Alcuni anni fa trasmettevano in tv Il Giornalino di Gian Burrasca. Davanti al video c'era il figlio di Rita Pavone (sei anni): «Lo sai confida il bambino ad un amichetto - che da giovane la mia mamma era un uomo?». Ebbene: in cinquantasei anni di multiforme e leggendaria carriera, Rita Pavone è stata anche questo. Oltre che cantante, attrice, ballerina, showgirl; un talento unico, esplosivo, inarrestabile. «Mi mancava solo il ballo di coppia», riflette oggi. E a colmare la lacuna ci ha pensato Milly Carlucci, con Ballando con le stelle, che da domani riporta la vulcanica settantenne «pel di carota» al sabato sera di Raiuno.
A casa come hanno appreso la notizia?
«Dal tg. Non l'avevo detto né a Teddy (Reno, ndr), né ai miei figli. I primi hanno sospirato: Basta che non ti fai male, mamma. E il padre, più giovanile di loro: Brava! Settant'anni sono solo un numero».
Ma cosa spinge una come lei, che non deve dimostrare più niente a nessuno, a provarsi in un talent show?
«In tv ho ballato per anni, da Stasera Rita a Studio Uno, con Don Lurio. Ma mai in un valzer o in un tango. E siccome nella vita mi sono sempre messa in gioco... Mi piace il sudore; mi piace il cameratismo che si crea (speriamo duri fino alla fine). E speriamo anche mi regga un ginocchio, che invece fa le bizze».
Facciamo un passo indietro. Nel 2006, causa gravi problemi di salute, lei annunciò il suo ritiro. E poi?
«E poi ci ha pensato Renato Zero. Nel 2010 m'invitò al suo concerto a Piazza di Siena in Roma; Ma non dire niente a nessuno: vengo solo per te. Lui e la Bertè erano stati miei collettoni: i boys nei miei show. Credevo che la voglia di cantare mi fosse passata. Beh: appena in scena si sollevò un boato come non ne avevo mai sentito. Quando cantai Cuore piangevano tutti; quando attaccai Mi vendo fu la follia totale. Mi ha travolto un'autentica, inattesa onda d'amore. E il giorno dopo Renatino mi chiama: Ah ni' c'è tutta Roma che parla de te!».
Allora sono tornati i concerti, tutti sold out, e un nuovo lp, osannato dalla critica, a 19 anni dall'ultimo...
«Certo. La voce era ancora ben salda, non belava come può succedere alla mia età. Ed era rinata la voglia di cantare le mie canzoni: quelle swing e soul che corrispondono alle mie due diverse nature, e mai avevo potuto incidere. Cover classiche come Once upon a time o All Nite Long, alle cui traduzioni hanno provveduto Migliacci, Ruggeri e l'amica di sempre (regista del Giamburrasca) Lina Wertmuller».

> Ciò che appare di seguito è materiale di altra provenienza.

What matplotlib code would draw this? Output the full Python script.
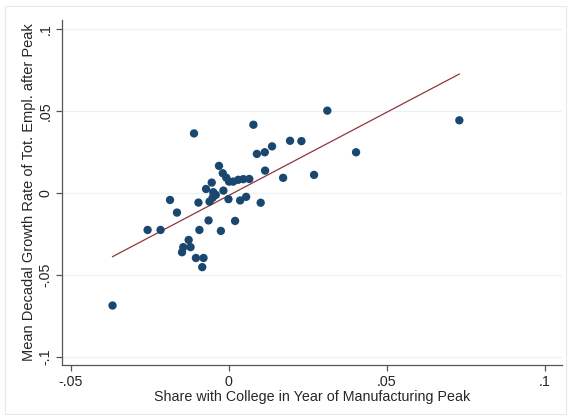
import matplotlib
matplotlib.use("Agg")
import matplotlib.pyplot as plt
from matplotlib.patches import Rectangle
import numpy as np

plt.rcParams['font.family'] = ['Liberation Sans', 'DejaVu Sans']

# Share with college in year of manufacturing peak (deviation)
college_share = [
    -0.0368, -0.0257, -0.0216, -0.0186, -0.0164, -0.0110, -0.0096, -0.0093,
    -0.0127, -0.0144, -0.0121, -0.0148, -0.0104, -0.0080, -0.0084, -0.0064,
    -0.0025, 0.0020, -0.0061, -0.0072, -0.0054, -0.0049, -0.0041, -0.0051,
    -0.0031, -0.0019, -0.0008, 0.0001, 0.0014, 0.0030, 0.0046, 0.0065,
    -0.0017, -0.0001, 0.0036, 0.0055, 0.0101, 0.0089, 0.0078, 0.0115,
    0.0137, 0.0114, 0.0172, 0.0194, 0.0230, 0.0270, 0.0312, 0.0403,
    0.0730,
]

# Mean decadal growth rate of total employment after the peak
growth_rate = [
    -0.0687, -0.0226, -0.0226, -0.0043, -0.0120, 0.0363, -0.0059, -0.0226,
    -0.0287, -0.0331, -0.0331, -0.0362, -0.0397, -0.0397, -0.0453, -0.0168,
    -0.0232, -0.0171, -0.0053, 0.0024, 0.0063, 0.0004, -0.0012, -0.0029,
    0.0165, 0.0120, 0.0093, 0.0069, 0.0069, 0.0080, 0.0084, 0.0085,
    0.0014, -0.0038, -0.0046, -0.0024, -0.0060, 0.0238, 0.0416, 0.0136,
    0.0284, 0.0248, 0.0092, 0.0318, 0.0316, 0.0110, 0.0502, 0.0248,
    0.0443,
]

# Linear fit coefficients (intercept, slope)
fit_intercept = -0.00155
fit_slope = 1.015

x_ticks = [-0.05, 0, 0.05, 0.1]
x_tick_labels = ["-.05", "0", ".05", ".1"]
y_ticks = [-0.1, -0.05, 0, 0.05, 0.1]
y_tick_labels = ["-.1", "-.05", "0", ".05", ".1"]

navy = "#1a476f"
maroon = "#90353b"
grid_col = "#eaf2f3"
axis_col = "#555555"
text_col = "#262626"

fig = plt.figure(figsize=(5.71, 4.19), dpi=100)
fig.patch.set_facecolor("white")
# Outer graph-region outline
fig.add_artist(Rectangle((5 / 571, 5 / 419), 561 / 571, 408 / 419,
                         transform=fig.transFigure, fill=False,
                         edgecolor="#e3ebed", linewidth=0.8))

ax = fig.add_axes([62 / 571, 54 / 419, 500 / 571, 345 / 419])
ax.set_xlim(-0.0528, 0.1055)
ax.set_ylim(-0.105, 0.1055)

for yt in y_ticks:
    ax.axhline(yt, color=grid_col, linewidth=0.9, zorder=0)

ax.scatter(college_share, growth_rate, s=36, color=navy, edgecolors="none",
           zorder=3)

xs = np.array([min(college_share), max(college_share)])
ax.plot(xs, fit_intercept + fit_slope * xs, color=maroon, linewidth=0.9,
        zorder=2)

ax.set_xticks(x_ticks)
ax.set_xticklabels(x_tick_labels)
ax.set_yticks(y_ticks)
ax.set_yticklabels(y_tick_labels, rotation=90, va="center")

for side in ("top", "right"):
    ax.spines[side].set_visible(False)
for side in ("left", "bottom"):
    ax.spines[side].set_color(axis_col)
    ax.spines[side].set_linewidth(0.9)

ax.tick_params(axis="both", direction="out", length=4, width=0.9,
               color=axis_col, labelsize=10.3, labelcolor=text_col, pad=3)

ax.set_xlabel("Share with College in Year of Manufacturing Peak",
              fontsize=10.3, color=text_col, labelpad=1)
ax.set_ylabel("Mean Decadal Growth Rate of Tot. Empl. after Peak",
              fontsize=10.5, color=text_col, labelpad=1.5)

fig.savefig("out.png", dpi=100, facecolor="white")
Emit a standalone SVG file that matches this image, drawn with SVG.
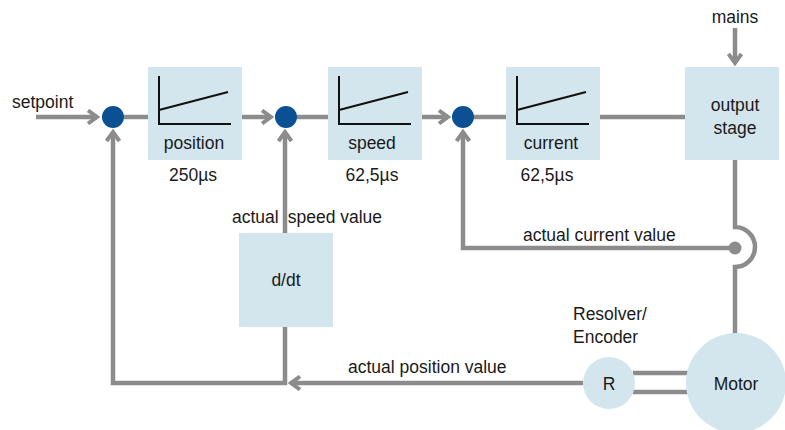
<svg xmlns="http://www.w3.org/2000/svg" width="785" height="430" viewBox="0 0 785 430">
<style>
.ln{fill:none;stroke:#8c8c8c;stroke-width:4.5}
.box{fill:#d3e5ed}
.ax{fill:none;stroke:#111;stroke-width:2}
.sum{fill:#0a5093}
.t{font-family:"Liberation Sans",Arial,sans-serif;font-size:17.5px;fill:#1a1a1a}
.c{text-anchor:middle}
</style>
<defs>
<marker id="ah" viewBox="0 0 14 16" refX="11" refY="8" markerWidth="14" markerHeight="16" orient="auto" markerUnits="userSpaceOnUse">
<path d="M2,1.5 L11,8 L2,14.5" fill="none" stroke="#8c8c8c" stroke-width="4"/>
</marker>
</defs>
<rect width="785" height="430" fill="#fff"/>
<g id="connectors">
<path class="ln" d="M36,117 H97" marker-end="url(#ah)"/>
<path class="ln" d="M124,117 H148"/>
<path class="ln" d="M242,117 H271" marker-end="url(#ah)"/>
<path class="ln" d="M297,117 H328"/>
<path class="ln" d="M422,117 H448" marker-end="url(#ah)"/>
<path class="ln" d="M474,117 H506"/>
<path class="ln" d="M600,117 H685"/>
<path class="ln" d="M735,28 V63" marker-end="url(#ah)"/>
<path class="ln" d="M735,160 V227 A20,20 0 0 1 735,267 V334"/>
<path class="ln" d="M735,248 H463 V132" marker-end="url(#ah)"/>
<circle cx="735" cy="248" r="6.5" fill="#8c8c8c"/>
<path class="ln" d="M285,233 V132" marker-end="url(#ah)"/>
<path class="ln" d="M285,327 V383 H113 V132" marker-end="url(#ah)"/>
<path class="ln" d="M583,383 H291" marker-end="url(#ah)"/>
<path class="ln" d="M633,373 H690 M633,392 H690"/>
</g>
<g id="setpoint"><text class="t" x="12" y="108">setpoint</text></g>
<g id="sum1"><circle class="sum" cx="113" cy="117" r="11"/></g>
<g id="sum2"><circle class="sum" cx="286" cy="117" r="11"/></g>
<g id="sum3"><circle class="sum" cx="463" cy="117" r="11"/></g>
<g id="position">
<rect class="box" x="148" y="67" width="94" height="93"/>
<path class="ax" d="M159,76 V124 H231 M159,110 L228,92"/>
<text class="t c" x="194" y="149">position</text>
<text class="t c" x="193" y="181">250µs</text>
</g>
<g id="speed">
<rect class="box" x="328" y="67" width="94" height="93"/>
<path class="ax" d="M339,76 V124 H411 M339,110 L408,92"/>
<text class="t c" x="372" y="149">speed</text>
<text class="t c" x="372" y="181">62,5µs</text>
</g>
<g id="current">
<rect class="box" x="506" y="67" width="94" height="93"/>
<path class="ax" d="M517,76 V124 H589 M517,110 L586,92"/>
<text class="t c" x="551" y="149">current</text>
<text class="t c" x="547" y="181">62,5µs</text>
</g>
<g id="output-stage">
<rect class="box" x="685" y="67" width="94" height="93"/>
<text class="t c" x="735" y="111">output</text>
<text class="t c" x="735" y="134">stage</text>
</g>
<g id="mains"><text class="t c" x="735" y="23">mains</text></g>
<g id="ddt">
<rect class="box" x="239" y="233" width="94" height="94"/>
<text class="t c" x="286" y="286">d/dt</text>
</g>
<g id="labels">
<text class="t" x="232" y="223">actual<tspan dx="9">speed value</tspan></text>
<text class="t" x="523" y="241">actual current value</text>
<text class="t" x="348" y="373">actual position value</text>
<text class="t" x="573" y="320">Resolver/</text>
<text class="t" x="573" y="343">Encoder</text>
</g>
<g id="resolver">
<circle class="box" cx="609" cy="383" r="26"/>
<text class="t c" x="609" y="390">R</text>
</g>
<g id="motor">
<circle class="box" cx="736" cy="383" r="50"/>
<text class="t c" x="736" y="390">Motor</text>
</g>
</svg>
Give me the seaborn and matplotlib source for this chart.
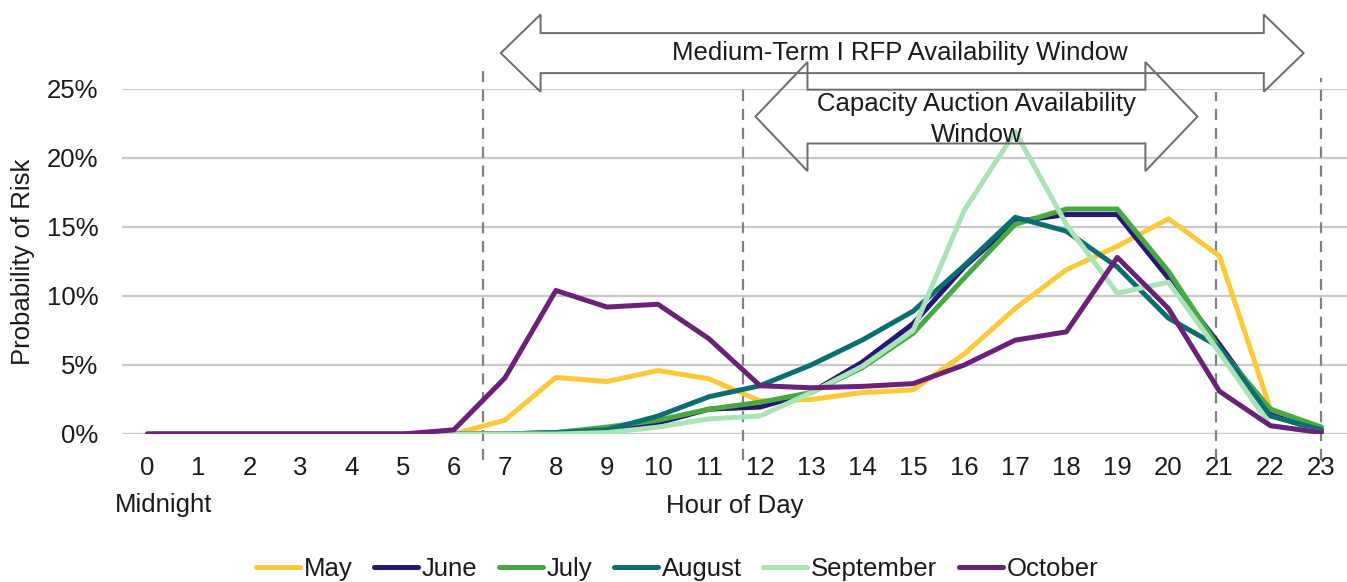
import numpy as np
import pandas as pd
import matplotlib
matplotlib.use("Agg")
import matplotlib.pyplot as plt
import seaborn as sns
from matplotlib.patches import Polygon
from matplotlib.ticker import FuncFormatter

# Hourly probability of risk (%) by month
hours = list(range(24))
may = [0, 0, 0, 0, 0, 0, 0, 1.0, 4.1, 3.8, 4.6, 4.0, 2.4, 2.5, 3.0, 3.2,
       5.8, 9.1, 11.9, 13.6, 15.6, 12.9, 1.8, 0.3]
june = [0, 0, 0, 0, 0, 0, 0, 0.0, 0.1, 0.3, 0.8, 1.8, 1.95, 3.0, 5.2, 8.0,
        12.1, 15.4, 15.9, 15.9, 11.3, 6.5, 1.4, 0.2]
july = [0, 0, 0, 0, 0, 0, 0, 0.0, 0.1, 0.5, 1.0, 1.8, 2.3, 3.0, 4.8, 7.3,
        11.3, 15.2, 16.3, 16.3, 11.8, 6.2, 1.8, 0.5]
august = [0, 0, 0, 0, 0, 0, 0, 0.0, 0.1, 0.3, 1.3, 2.7, 3.5, 5.0, 6.8, 8.9,
          12.2, 15.7, 14.7, 12.1, 8.4, 6.3, 1.3, 0.3]
september = [0, 0, 0, 0, 0, 0, 0, 0.0, 0.0, 0.1, 0.5, 1.1, 1.3, 3.0, 4.9, 7.5,
             16.2, 21.9, 15.2, 10.2, 11.0, 5.9, 0.6, 0.1]
october = [0, 0, 0, 0, 0, 0, 0.3, 4.05, 10.4, 9.2, 9.4, 6.9, 3.5, 3.35, 3.45, 3.65,
           5.0, 6.8, 7.4, 12.8, 9.1, 3.1, 0.6, 0.1]

months = ["May", "June", "July", "August", "September", "October"]
series = [may, june, july, august, september, october]
colors = ["#FFC83A", "#241873", "#4AA843", "#0A6E70", "#ABE3B6", "#6B2177"]

y_ticks = [0, 5, 10, 15, 20, 25]

# Availability windows (hours) and boundaries marked with dashed lines
rfp_window = (6.92, 22.65)
rfp_label = "Medium-Term I RFP Availability Window"
auction_window = (11.91, 20.57)
auction_label = "Capacity Auction Availability\nWindow"
boundaries = [6.58, 11.66, 20.94, 23.0]
boundary_tops = [26.5, 24.9, 24.8, 25.8]

df = pd.DataFrame({
    "Hour": np.tile(hours, len(months)),
    "Risk": np.concatenate(series),
    "Month": np.repeat(months, len(hours)),
})

sns.set_theme(style="white")
plt.rcParams["font.family"] = ["Liberation Sans", "DejaVu Sans"]
FS = 18.5
TXT = "#1a1a1a"
LW = 3.6

fig = plt.figure(figsize=(13.47, 5.82), dpi=100)
ax = fig.add_axes([0.0906, 0.2543, 0.9094, 0.5928])

sns.lineplot(data=df, x="Hour", y="Risk", hue="Month", hue_order=months,
             palette=dict(zip(months, colors)), linewidth=LW, ax=ax,
             legend=True, zorder=3)

ax.set_xlim(-0.5, 23.5)
ax.set_ylim(0, 25)
ax.set_xticks(hours)
ax.set_yticks(y_ticks)
ax.yaxis.set_major_formatter(FuncFormatter(lambda v, p: f"{v:.0f}%"))
ax.tick_params(axis="both", length=0, labelsize=FS, colors=TXT)
ax.tick_params(axis="x", pad=16)
ax.tick_params(axis="y", pad=17)
ax.yaxis.grid(True, color="#c8c8c8", linewidth=1.6, zorder=0)
ax.xaxis.grid(False)
for s in ax.spines.values():
    s.set_visible(False)

ax.set_xlabel("")
ax.set_ylabel("Probability of Risk", fontsize=FS, color=TXT)
ax.yaxis.set_label_coords(-0.071, 0.5)
ax.text(-0.006, -0.205, "Midnight", transform=ax.transAxes, ha="left", va="center",
        fontsize=FS, color=TXT)
ax.text(0.5, -0.21, "Hour of Day", transform=ax.transAxes, ha="center", va="center",
        fontsize=FS, color=TXT)

# Dashed boundary markers
for bx, top in zip(boundaries, boundary_tops):
    ax.plot([bx, bx], [-1.9, top], color="#808080", linewidth=1.6,
            linestyle=(0, (5, 3.5)), clip_on=False, zorder=2)


def double_arrow(x0, x1, head_len, yc, body_half, head_half):
    pts = [
        (x0, yc),
        (x0 + head_len, yc + head_half),
        (x0 + head_len, yc + body_half),
        (x1 - head_len, yc + body_half),
        (x1 - head_len, yc + head_half),
        (x1, yc),
        (x1 - head_len, yc - head_half),
        (x1 - head_len, yc - body_half),
        (x0 + head_len, yc - body_half),
        (x0 + head_len, yc - head_half),
    ]
    poly = Polygon(pts, closed=True, fill=False, edgecolor="#6b6b6b",
                   linewidth=1.4, clip_on=False, zorder=4)
    ax.add_patch(poly)


double_arrow(rfp_window[0], rfp_window[1], 0.78, 27.6, 1.45, 2.8)
ax.text(sum(rfp_window) / 2 - 0.04, 27.6, rfp_label, ha="center", va="center",
        fontsize=FS, color=TXT, zorder=5)
double_arrow(auction_window[0], auction_window[1], 1.02, 23.0, 1.95, 3.95)
ax.text(16.24, 22.8, auction_label, ha="center", va="center", fontsize=FS,
        color=TXT, linespacing=1.35, zorder=5)

# Legend along the bottom edge
handles, labels = ax.get_legend_handles_labels()
ax.get_legend().remove()
for h in handles:
    h.set_linewidth(LW)
fig.legend(handles, labels, loc="center", bbox_to_anchor=(677 / 1347, 1 - 569 / 582),
           ncol=6, frameon=False, fontsize=FS, handlelength=1.7, handletextpad=0.15,
           columnspacing=0.85, labelcolor=TXT)

fig.savefig("out.png", dpi=100)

Ma un sogno è stata tutta la sua carriera. Da La partita di pallone alla Carnegie Hall di New York.
«E' vero. E se ci penso quasi mi gira la testa. In America ho cantato coi Beach Boys e le Supremes; ho incrociato Ella Fitzgerald e Duke Ellington; sono stata cinque volte ospite all'Ed Sullivan Show...»
Poi arrivò il 68, e i cantautori fecero sparire una generazione d'interpreti, idolatrati fino a poco prima.
«Quelli che ci rimisero più di tutti fummo io e Morandi. Figurarsi: noi cantavamo ancora l'amore e in giro si sentivano solo ballate di protesta e rivolta sociale... Lui si ricostruì faticosamente tornando a studiare musica. Io ebbi la fortuna di sfondare in Francia: vendetti 650.000 copie di Bonjour la France e cantai per un mese all'Olympia. Ma fu dura».
Le è piaciuto il modo in cui Arisa ha re-interpretato il suo Cuore a Sanremo?
«Assieme ad Orietta Berti, Arisa è la cantate più intonata che esista in Italia. E ha avuto l'intelligenza d'interpretare quella che è la mia signature song a modo suo, senza copiarmi. Mi è piaciuta moltissimo».
Se invece che a Torino fosse nata a Los Angeles, dove l'età degli artisti è un titolo di merito e non uno svantaggio, la sua storia sarebbe stata diversa?
«Forse. In America mi dicevano. Sembri una di noi, perché sono perfezionista, propositiva, instancabile. Un fatto di cromosomi. Quel tipo di professionismo lì, in Italia, l'ho trovato solo negli show di Falqui».
E oggi? Ha rimpianti, nostalgie,
desideri?«Sono serena. Vorrei che i miei figli prendessero il mio ultimo disco come la mia eredità. Se qualcuno un giorno chiedesse loro Chi era Rita Pavone?, vorrei glielo facessero ascoltare. Ecco: questa era Rita».